VI Le romantisme révolutionnaire, la violence
Un mot d’ordre qui nous sied est le refus de perdre sa vie à la gagner, mais cela implique-t-il que nous devions être prêts à mourir pour des idées ? Nombre d’individus refusent l’approche révolutionnaire car ils ont peur de la violence véhiculée par une certaine vision de la Révolution. Cette vision est largement entretenue par les pouvoirs en place (médias, manuels scolaires) et par certains révolutionnaires romantiques. Il n’est pas difficile de comprendre pourquoi les pouvoirs ont intérêt à véhiculer ces images, dans un monde où la vie et l’intégrité physique de chaque individu sont devenues si importantes. Les seconds, les révolutionnaires romantiques, sous prétexte que le système dans lequel nous vivons est le plus meurtrier qu’ait connu l’histoire(24), clament que les violences résultant d’un changement radical – sans même parler des affrontements avec les forces armées, nous pensons tout simplement à la famine par la désorganisation de la production et de la distribution alimentaires – sont le prix à payer pour notre libération. Parmi les romantiques qui n’excluent pas ces violences et pensent qu’elles viendront de « l’ennemi de classe(25) » (rares sont ceux qui prônent encore ouvertement la violence), seuls quelques-uns s’interrogent sur les moyens de les éviter. L’idée récurrente que la violence révèle le vrai visage de la « bourgeoisie » et renforce le mouvement révolutionnaire est malheureusement encore présente dans certains esprits.
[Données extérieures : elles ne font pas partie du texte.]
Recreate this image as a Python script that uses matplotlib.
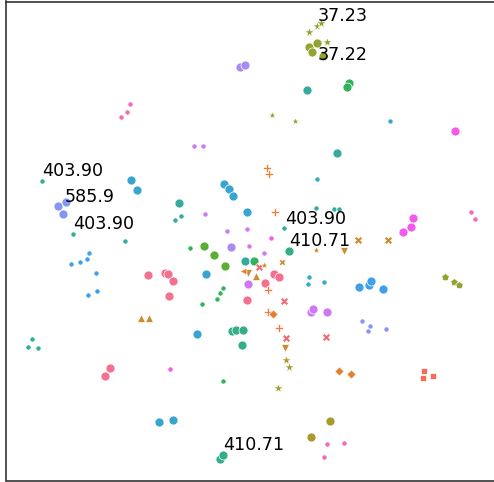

Venant de marxistes partisans de l’avant-gardisme, ce schéma est cohérent : l’action révolutionnaire d’une minorité active attire la répression sur l’ensemble de la population qui, petit à petit, va basculer dans le camp du « progrès ». Non seulement ce schéma ignore ce que les populations ont à gagner ou à perdre, mais il représente surtout une contradiction fondamentale pour la pensée libertaire.
Une société libertaire ne s’impose pas !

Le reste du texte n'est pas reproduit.